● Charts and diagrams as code
########################################

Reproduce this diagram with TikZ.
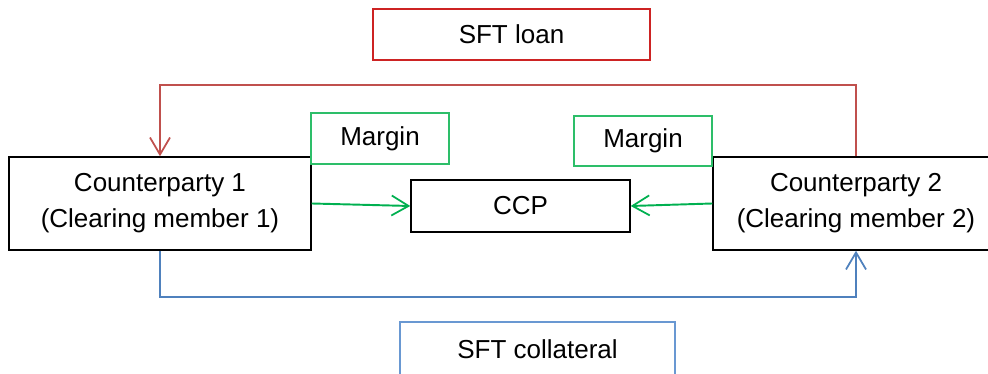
\documentclass[tikz,border=0pt]{standalone}
\usepackage{fontspec}
\setmainfont{Liberation Sans}
\usetikzlibrary{arrows.meta}
\definecolor{loanred}{RGB}{192,80,77}
\definecolor{loanbox}{RGB}{205,35,35}
\definecolor{margingreen}{RGB}{0,176,80}
\definecolor{marginbox}{RGB}{45,190,105}
\definecolor{collblue}{RGB}{79,129,189}
\definecolor{collbox}{RGB}{105,152,210}
\tikzset{
	box/.style={draw, line width=0.85pt, inner sep=0pt, align=center,
		font=\fontsize{14.8}{20.6}\selectfont},
	barb/.style={-{Straight Barb[length=0.34cm, width=0.4cm, line width=1pt]}},
	flow/.style={line width=1.1pt, barb}
}

\begin{document}
\begin{tikzpicture}[x=0.02cm, y=-0.02cm]
			%%%%% START %%%%%
			
			\useasboundingbox (0, 0) rectangle (988, 374);
			
			\node[box, draw=loanbox, minimum width=5.54cm, minimum height=1.02cm] (loan) at (511.5, 34.5) {SFT loan};
			
			\node[box, minimum width=6.04cm, minimum height=1.86cm] (cp1) at (160, 203.5) {Counterparty 1\\(Clearing member 1)};
			\node[box, minimum width=5.72cm, minimum height=1.86cm] (cp2) at (856, 203.5) {Counterparty 2\\(Clearing member 2)};
			
			\node[box, minimum width=4.38cm, minimum height=1.04cm] (ccp) at (520.5, 206) {CCP};
			
			\node[box, draw=marginbox, minimum width=2.76cm, minimum height=1.02cm] (margin1) at (380, 138.5) {Margin};
			\node[box, draw=marginbox, minimum width=2.76cm, minimum height=1.00cm] (margin2) at (643, 141) {Margin};
			
			\node[box, draw=collbox, minimum width=5.5cm, minimum height=1.08cm] (coll) at (537.5, 349) {SFT collateral};
			
			\draw[flow, loanred] (cp2.north) -- ++(0, -71) -| (cp1.north);
			\draw[flow, collblue] (cp1.south) -- ++(0, 46) -| (cp2.south);
			
			\draw[flow, margingreen] (cp1.east) -- (ccp.west);
			\draw[flow, margingreen] (cp2.west) -- (ccp.east);
			
			%%%%% END %%%%%
		\end{tikzpicture}
\end{document}
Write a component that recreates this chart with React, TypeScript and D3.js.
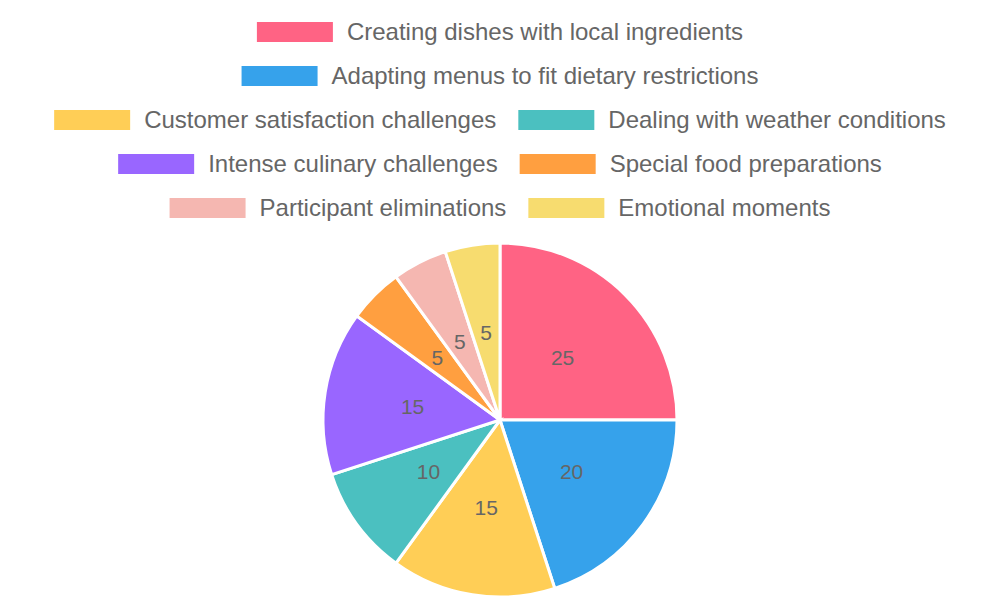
import * as d3 from "d3";

const labels = [
  "Creating dishes with local ingredients",
  "Adapting menus to fit dietary restrictions",
  "Customer satisfaction challenges",
  "Dealing with weather conditions",
  "Intense culinary challenges",
  "Special food preparations",
  "Participant eliminations",
  "Emotional moments",
];
const values = [25, 20, 15, 10, 15, 5, 5, 5];
const colors = [
  "#FF6384",
  "#36A2EB",
  "#FFCE56",
  "#4BC0C0",
  "#9966FF",
  "#FF9F40",
  "#F5B7B1",
  "#F7DC6F",
];

const width = 1000;
const height = 600;
const fontFamily = "'Liberation Sans', Arial, Helvetica, sans-serif";
const legendFont = 24;
const boxW = 76;
const boxH = 20;
const itemGap = 22;
const rowH = 44;
const legendTop = 32;
const maxRowWidth = 960;

let ctx: CanvasRenderingContext2D | null = null;
const measure = (t: string) => {
  if (!ctx) ctx = document.createElement("canvas").getContext("2d");
  ctx!.font = `${legendFont}px ${fontFamily}`;
  return ctx!.measureText(t).width;
};

const App = () => {
  // legend layout, wrapped into centered rows
  const items = labels.map((l, i) => ({
    label: l,
    color: colors[i],
    w: boxW + 14 + measure(l),
  }));
  const rows: (typeof items)[] = [];
  let cur: typeof items = [];
  let curW = 0;
  items.forEach((it) => {
    const add = cur.length ? itemGap + it.w : it.w;
    if (cur.length && curW + add > maxRowWidth) {
      rows.push(cur);
      cur = [it];
      curW = it.w;
    } else {
      cur.push(it);
      curW += add;
    }
  });
  if (cur.length) rows.push(cur);

  const cx = 500;
  const cy = 420;
  const r = 177;

  const pie = d3.pie<number>().sort(null).value((d) => d);
  const arcs = pie(values);
  const arc = d3.arc<d3.PieArcDatum<number>>().innerRadius(0).outerRadius(r);
  const labelArc = d3
    .arc<d3.PieArcDatum<number>>()
    .innerRadius(r / 2)
    .outerRadius(r / 2);

  return (
    <div style={{ position: "fixed", left: 0, top: 0 }}>
      <svg width={width} height={height} style={{ display: "block", background: "#fff" }}>
        <g fontFamily={fontFamily}>
          {rows.map((row, ri) => {
            const total = d3.sum(row, (d) => d.w) + itemGap * (row.length - 1);
            let x = (width - total) / 2;
            const y = legendTop + ri * rowH;
            return row.map((it) => {
              const x0 = x;
              x += it.w + itemGap;
              return (
                <g key={it.label}>
                  <rect x={x0} y={y - boxH / 2} width={boxW} height={boxH} fill={it.color} />
                  <text
                    x={x0 + boxW + 14}
                    y={y}
                    dy="0.35em"
                    fontSize={legendFont}
                    fill="#666"
                  >
                    {it.label}
                  </text>
                </g>
              );
            });
          })}
        </g>
        <g transform={`translate(${cx},${cy})`}>
          {arcs.map((a, i) => (
            <path key={i} d={arc(a) ?? ""} fill={colors[i]} stroke="#fff" strokeWidth={3} />
          ))}
          {arcs.map((a, i) => {
            const [lx, ly] = labelArc.centroid(a);
            return (
              <text
                key={i}
                x={lx}
                y={ly}
                dy="0.35em"
                textAnchor="middle"
                fontSize={21}
                fontFamily={fontFamily}
                fill="#666"
              >
                {values[i]}
              </text>
            );
          })}
        </g>
      </svg>
    </div>
  );
};

export default App;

########################################

● Goal of the exercise
Give the number of lines in the records above that contain the word "this". Reply with that number alone.

● Answer for the task
2